## Exercise instructions
Print the listing below exactly.

━━━ Data lines ━━━

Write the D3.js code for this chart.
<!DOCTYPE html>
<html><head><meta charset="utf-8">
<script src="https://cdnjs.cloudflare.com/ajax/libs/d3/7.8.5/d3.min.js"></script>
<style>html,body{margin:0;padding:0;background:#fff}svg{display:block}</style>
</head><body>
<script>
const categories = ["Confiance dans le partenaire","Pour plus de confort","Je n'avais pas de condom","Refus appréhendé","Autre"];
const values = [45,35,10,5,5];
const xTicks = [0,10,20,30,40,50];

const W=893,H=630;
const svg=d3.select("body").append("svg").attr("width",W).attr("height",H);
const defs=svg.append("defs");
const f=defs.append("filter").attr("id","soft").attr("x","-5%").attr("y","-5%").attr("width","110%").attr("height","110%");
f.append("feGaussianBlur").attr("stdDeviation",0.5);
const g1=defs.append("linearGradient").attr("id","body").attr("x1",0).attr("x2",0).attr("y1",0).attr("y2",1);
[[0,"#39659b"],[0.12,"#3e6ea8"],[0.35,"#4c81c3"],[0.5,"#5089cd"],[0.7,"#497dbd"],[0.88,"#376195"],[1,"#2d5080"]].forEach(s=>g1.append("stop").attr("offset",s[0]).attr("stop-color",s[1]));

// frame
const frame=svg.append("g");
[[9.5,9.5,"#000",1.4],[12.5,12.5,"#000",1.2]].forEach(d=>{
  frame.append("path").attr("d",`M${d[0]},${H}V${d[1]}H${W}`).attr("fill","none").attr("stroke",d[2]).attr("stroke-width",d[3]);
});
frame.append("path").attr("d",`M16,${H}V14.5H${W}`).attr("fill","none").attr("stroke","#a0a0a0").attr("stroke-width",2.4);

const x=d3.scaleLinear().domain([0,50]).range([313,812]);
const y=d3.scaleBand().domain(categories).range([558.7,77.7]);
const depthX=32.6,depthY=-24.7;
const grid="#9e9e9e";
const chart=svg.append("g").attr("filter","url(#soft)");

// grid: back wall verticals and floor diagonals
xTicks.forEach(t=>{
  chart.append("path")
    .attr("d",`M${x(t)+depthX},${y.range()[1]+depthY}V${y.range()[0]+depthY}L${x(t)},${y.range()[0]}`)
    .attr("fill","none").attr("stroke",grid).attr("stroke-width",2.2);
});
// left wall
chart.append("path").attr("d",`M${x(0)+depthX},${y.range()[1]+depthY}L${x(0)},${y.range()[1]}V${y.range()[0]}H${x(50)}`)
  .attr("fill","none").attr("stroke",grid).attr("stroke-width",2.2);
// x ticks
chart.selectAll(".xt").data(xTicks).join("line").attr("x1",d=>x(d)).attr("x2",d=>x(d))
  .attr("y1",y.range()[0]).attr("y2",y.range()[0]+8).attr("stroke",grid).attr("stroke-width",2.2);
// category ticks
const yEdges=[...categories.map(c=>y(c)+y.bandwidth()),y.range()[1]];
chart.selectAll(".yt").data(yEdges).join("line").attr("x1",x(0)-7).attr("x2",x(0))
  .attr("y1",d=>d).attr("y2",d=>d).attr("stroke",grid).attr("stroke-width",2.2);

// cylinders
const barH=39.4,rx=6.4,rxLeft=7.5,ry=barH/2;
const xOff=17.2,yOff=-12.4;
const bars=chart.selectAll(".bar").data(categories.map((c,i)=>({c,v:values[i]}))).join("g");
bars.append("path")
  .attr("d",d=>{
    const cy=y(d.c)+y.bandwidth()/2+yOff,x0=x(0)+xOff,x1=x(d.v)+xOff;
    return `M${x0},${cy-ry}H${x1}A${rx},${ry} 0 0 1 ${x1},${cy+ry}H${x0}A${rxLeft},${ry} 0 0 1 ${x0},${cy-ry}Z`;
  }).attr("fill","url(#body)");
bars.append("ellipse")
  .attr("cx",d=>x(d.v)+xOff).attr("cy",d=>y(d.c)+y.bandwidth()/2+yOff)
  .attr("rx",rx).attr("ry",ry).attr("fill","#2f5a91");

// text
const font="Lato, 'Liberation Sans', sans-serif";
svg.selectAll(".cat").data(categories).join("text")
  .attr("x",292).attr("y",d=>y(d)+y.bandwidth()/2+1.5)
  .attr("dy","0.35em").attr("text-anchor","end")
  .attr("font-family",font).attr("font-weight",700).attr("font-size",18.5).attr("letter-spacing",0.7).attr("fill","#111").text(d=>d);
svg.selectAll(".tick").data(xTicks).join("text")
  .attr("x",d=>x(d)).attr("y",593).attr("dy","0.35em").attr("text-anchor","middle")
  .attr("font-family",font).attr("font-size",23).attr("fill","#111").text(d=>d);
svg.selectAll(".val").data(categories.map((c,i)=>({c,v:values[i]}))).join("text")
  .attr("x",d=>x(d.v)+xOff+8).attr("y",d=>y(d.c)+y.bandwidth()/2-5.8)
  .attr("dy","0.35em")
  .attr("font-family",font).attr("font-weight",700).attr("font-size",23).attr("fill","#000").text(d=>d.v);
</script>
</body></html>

━━━

## Correct result
Write the D3.js code for this chart.
<!DOCTYPE html>
<html><head><meta charset="utf-8">
<script src="https://cdnjs.cloudflare.com/ajax/libs/d3/7.8.5/d3.min.js"></script>
<style>html,body{margin:0;padding:0;background:#fff}svg{display:block}</style>
</head><body>
<script>
const categories = ["Confiance dans le partenaire","Pour plus de confort","Je n'avais pas de condom","Refus appréhendé","Autre"];
const values = [45,35,10,5,5];
const xTicks = [0,10,20,30,40,50];

const W=893,H=630;
const svg=d3.select("body").append("svg").attr("width",W).attr("height",H);
const defs=svg.append("defs");
const f=defs.append("filter").attr("id","soft").attr("x","-5%").attr("y","-5%").attr("width","110%").attr("height","110%");
f.append("feGaussianBlur").attr("stdDeviation",0.5);
const g1=defs.append("linearGradient").attr("id","body").attr("x1",0).attr("x2",0).attr("y1",0).attr("y2",1);
[[0,"#39659b"],[0.12,"#3e6ea8"],[0.35,"#4c81c3"],[0.5,"#5089cd"],[0.7,"#497dbd"],[0.88,"#376195"],[1,"#2d5080"]].forEach(s=>g1.append("stop").attr("offset",s[0]).attr("stop-color",s[1]));

// frame
const frame=svg.append("g");
[[9.5,9.5,"#000",1.4],[12.5,12.5,"#000",1.2]].forEach(d=>{
  frame.append("path").attr("d",`M${d[0]},${H}V${d[1]}H${W}`).attr("fill","none").attr("stroke",d[2]).attr("stroke-width",d[3]);
});
frame.append("path").attr("d",`M16,${H}V14.5H${W}`).attr("fill","none").attr("stroke","#a0a0a0").attr("stroke-width",2.4);

const x=d3.scaleLinear().domain([0,50]).range([313,812]);
const y=d3.scaleBand().domain(categories).range([558.7,77.7]);
const depthX=32.6,depthY=-24.7;
const grid="#9e9e9e";
const chart=svg.append("g").attr("filter","url(#soft)");

// grid: back wall verticals and floor diagonals
xTicks.forEach(t=>{
  chart.append("path")
    .attr("d",`M${x(t)+depthX},${y.range()[1]+depthY}V${y.range()[0]+depthY}L${x(t)},${y.range()[0]}`)
    .attr("fill","none").attr("stroke",grid).attr("stroke-width",2.2);
});
// left wall
chart.append("path").attr("d",`M${x(0)+depthX},${y.range()[1]+depthY}L${x(0)},${y.range()[1]}V${y.range()[0]}H${x(50)}`)
  .attr("fill","none").attr("stroke",grid).attr("stroke-width",2.2);
// x ticks
chart.selectAll(".xt").data(xTicks).join("line").attr("x1",d=>x(d)).attr("x2",d=>x(d))
  .attr("y1",y.range()[0]).attr("y2",y.range()[0]+8).attr("stroke",grid).attr("stroke-width",2.2);
// category ticks
const yEdges=[...categories.map(c=>y(c)+y.bandwidth()),y.range()[1]];
chart.selectAll(".yt").data(yEdges).join("line").attr("x1",x(0)-7).attr("x2",x(0))
  .attr("y1",d=>d).attr("y2",d=>d).attr("stroke",grid).attr("stroke-width",2.2);

// cylinders
const barH=39.4,rx=6.4,rxLeft=7.5,ry=barH/2;
const xOff=17.2,yOff=-12.4;
const bars=chart.selectAll(".bar").data(categories.map((c,i)=>({c,v:values[i]}))).join("g");
bars.append("path")
  .attr("d",d=>{
    const cy=y(d.c)+y.bandwidth()/2+yOff,x0=x(0)+xOff,x1=x(d.v)+xOff;
    return `M${x0},${cy-ry}H${x1}A${rx},${ry} 0 0 1 ${x1},${cy+ry}H${x0}A${rxLeft},${ry} 0 0 1 ${x0},${cy-ry}Z`;
  }).attr("fill","url(#body)");
bars.append("ellipse")
  .attr("cx",d=>x(d.v)+xOff).attr("cy",d=>y(d.c)+y.bandwidth()/2+yOff)
  .attr("rx",rx).attr("ry",ry).attr("fill","#2f5a91");

// text
const font="Lato, 'Liberation Sans', sans-serif";
svg.selectAll(".cat").data(categories).join("text")
  .attr("x",292).attr("y",d=>y(d)+y.bandwidth()/2+1.5)
  .attr("dy","0.35em").attr("text-anchor","end")
  .attr("font-family",font).attr("font-weight",700).attr("font-size",18.5).attr("letter-spacing",0.7).attr("fill","#111").text(d=>d);
svg.selectAll(".tick").data(xTicks).join("text")
  .attr("x",d=>x(d)).attr("y",593).attr("dy","0.35em").attr("text-anchor","middle")
  .attr("font-family",font).attr("font-size",23).attr("fill","#111").text(d=>d);
svg.selectAll(".val").data(categories.map((c,i)=>({c,v:values[i]}))).join("text")
  .attr("x",d=>x(d.v)+xOff+8).attr("y",d=>y(d.c)+y.bandwidth()/2-5.8)
  .attr("dy","0.35em")
  .attr("font-family",font).attr("font-weight",700).attr("font-size",23).attr("fill","#000").text(d=>d.v);
</script>
</body></html>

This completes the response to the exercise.